31 Things Your Wedding Dance Teacher Wants to See You Do

It's a big deal.  We get it.  

Yes, it will be the biggest and fanciest party you've ever thrown, but that doesn't mean it should be the most stressful. So here are 31 things to keep your first dance fun, less stressful, and your wedding dance teacher from having a premature heart condition.  


1. Start Early

Let's get one thing straight:  No one can deliver on champagne wishes with a diet soda time line.  The earlier you start, the more likely dancing gets stored into muscle memory, and you look more composed, can make your vision become a reality, and save the universe from an alien invasion.  

2. Enjoy the Process

Last minute survival mode is not typically very enjoyable.  Whether we are talking about your wedding dance or Holiday shopping.  You're more likely to enjoy it if you Start Early (#1). 

3. Get the Wedding Party Involved

It's kind of like false advertising if your bridal party just sits around during the wedding reception.

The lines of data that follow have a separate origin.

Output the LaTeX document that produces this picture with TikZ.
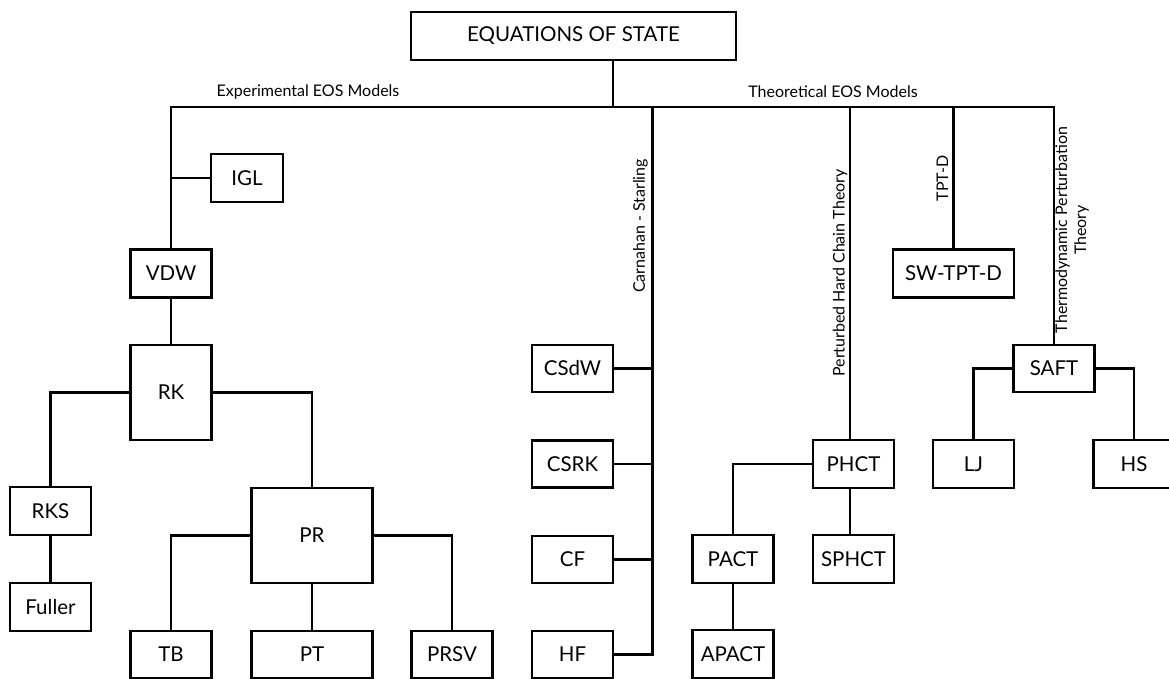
\documentclass[tikz,border=0pt]{standalone}
\usepackage{fontspec}
\setmainfont{Lato}
\begin{document}
\begin{tikzpicture}[x=1pt,y=-1pt,
  lw/.style={line width=2.6pt},
  box/.style={draw,lw,rectangle,inner sep=0pt,minimum height=47pt,minimum width=81pt,font=\fontsize{20.5}{24}\selectfont},
  tall/.style={minimum height=95pt},
  wide/.style={minimum width=121pt},
  lab/.style={inner sep=0pt,font=\fontsize{16}{19}\selectfont},
  conn/.style={lw}]
\useasboundingbox (0,0) rectangle (1169,679);
% nodes
\node[box,minimum width=325pt,minimum height=48pt] (top) at (573.5,36) {EQUATIONS OF STATE};
\node[box,minimum width=72pt,minimum height=48pt] (IGL) at (247,178) {IGL};
\node[box,minimum height=48pt] (VDW) at (171,273.5) {VDW};
\node[box,tall] (RK) at (171,392.5) {RK};
\node[box,minimum height=48pt] (RKS) at (50.5,511) {RKS};
\node[box,minimum height=48pt] (Fuller) at (50.5,607) {Fuller};
\node[box,tall,wide] (PR) at (312,535.5) {PR};
\node[box] (TB) at (171,654.5) {TB};
\node[box,wide] (PT) at (312,654.5) {PT};
\node[box] (PRSV) at (452,654.5) {PRSV};
\node[box] (CSdW) at (572.5,368.5) {CSdW};
\node[box] (CSRK) at (572.5,464) {CSRK};
\node[box] (CF) at (572.5,559.5) {CF};
\node[box] (HF) at (572.5,654.5) {HF};
\node[box,minimum height=48pt] (PHCT) at (853.5,464) {PHCT};
\node[box,minimum height=48pt] (PACT) at (733,559) {PACT};
\node[box,minimum height=48pt] (APACT) at (733,654) {APACT};
\node[box,minimum height=48pt] (SPHCT) at (853.5,559) {SPHCT};
\node[box,wide,minimum height=48pt] (SW) at (953.5,273.5) {SW-TPT-D};
\node[box] (SAFT) at (1054,368.5) {SAFT};
\node[box,minimum height=48pt] (LJ) at (973.5,464) {LJ};
\node[box,minimum height=48pt] (HS) at (1134,464) {HS};
% coordinates
\coordinate (stem) at (613,107);
\coordinate (busR) at (1054,107);
\coordinate (cs) at (652.5,107);
\coordinate (ph) at (850,107);
% labels
\node[lab] (exp) at (308,92) {Experimental EOS Models};
\node[lab] (theo) at (833,92) {Theoretical EOS Models};
\node[lab,rotate=90] (carn) at (640.5,226) {Carnahan - Starling};
\node[lab,rotate=90] (pert) at (840,273) {Perturbed Hard Chain Theory};
\node[lab,rotate=90] (tptd) at (942.5,178.5) {TPT-D};
\node[lab,rotate=90,align=center] (thermo) at (1072,230) {Thermodynamic Perturbation\\Theory};
% connectors
\draw[conn] (stem |- top.south) -- (stem);
\draw[conn] (VDW.north) |- (busR) -- (SAFT.north);
\draw[conn] (IGL.west) -- (IGL.west -| VDW.north);
\draw[conn] (VDW.south) -- (RK.north);
\draw[conn] (RK.west) -| (RKS.north);
\draw[conn] (RKS.south) -- (Fuller.north);
\draw[conn] (RK.east) -| (PR.north);
\draw[conn] (PR.west) -| (TB.north);
\draw[conn] (PR.south) -- (PT.north);
\draw[conn] (PR.east) -| (PRSV.north);
\draw[conn] (cs) |- (HF.east);
\draw[conn] (CSdW.east) -- (CSdW.east -| cs);
\draw[conn] (CSRK.east) -- (CSRK.east -| cs);
\draw[conn] (CF.east) -- (CF.east -| cs);
\draw[conn] (ph) -- (ph |- PHCT.north);
\draw[conn] (PHCT.west) -| (PACT.north);
\draw[conn] (PACT.south) -- (APACT.north);
\draw[conn] (ph |- PHCT.south) -- (ph |- SPHCT.north);
\draw[conn] (SW.north |- busR) -- (SW.north);
\draw[conn] (SAFT.west) -| (LJ.north);
\draw[conn] (SAFT.east) -| (HS.north);
\end{tikzpicture}
\end{document}
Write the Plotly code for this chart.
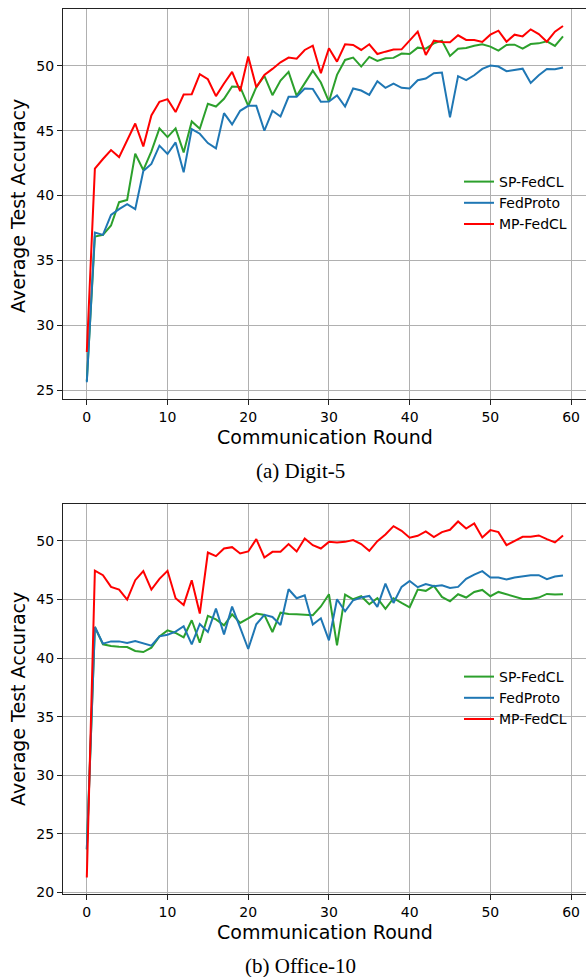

So why not make them part of the show?  Whether it's putting together a flash mob, a cut in dance, or just so they enter the reception with a little more swagger - dance lessons are a bridal party gift that they'll never regift or sell on eBay. 

4.  Stay Open Minded

You may not realize it, but your guests may not want to watch you dance to the full version of Queen's Bohemian Rhapsody.  Your wedding dance teacher is there to help turn your vision into a reality, and assist with decision making based on your time line, ability, and the typical attention span of humans. 

5. Attend Group Class

The sooner that dancing becomes a habit, the sooner you will look relaxed and confident on the dance floor.  A group class is a great activity in between your private lessons to build confidence and comfort in the skill of dancing. 

6. Attend the Practice Party

Without this appointment, your reception is completely up in the air.  The practice party is the activity that allows your teacher to simulate your reception, help you practice how to think on the fly, and give you some real practical application of your dancing skills. 

7. Do a Father/Daughter Dance

What your guests will see is a Father and his daughter dancing together like something out of a Hallmark card commercial.  What they won't see is all of the wonderful experiences you will share together on your dance lessons leading up to the big day. 

8.  Do a Mother/Son Dance

Similar to #7, the Mother and Son dance seems to play second fiddle in a typical US Wedding Reception - but not anymore.  

9.  Have Options with Your Slow Dancing

You've just gone to Arthur Murray to upgrade the way that you dance together as a couple - so let's ditch the swaying side to side high school dance.  Learning how to dance some Rumba, Waltz, West Coast Swing, or Bachata can keep your slow dance upgrade installed forever.  

10.  Have Options for Medium Tempo

We are all for having a few Soul Train moments during your wedding reception, but don't use that, or the surplus of alcohol, as your rationale for winging it when the tempo picks up.  Having some Foxtrot, Swing, or Cha-Cha in your back pocket will keep you looking classy for years to come. 

11.  Have Options for Fast Tempo Music

Your new favorite dance for fast music will be Merengue.  All day, every day, reception, honeymoon, or date night, if it gets fast - Merengue.  If you're going for bonus points, dances like Salsa and Lindy Hop can be fun, and turn some heads in the process. 

12.  Have a "Drop the Mic" Dance

This doesn't necessarily have to be your formal first dance.  It could be a second dance, a reception dance, part of a "Just Kidding Mashup" dance, or your grand finale.  One dance that can serve in that capacity is the Tango.  It's dramatic, sends a bold message, and will make your reception a topic of conversation for years to come.  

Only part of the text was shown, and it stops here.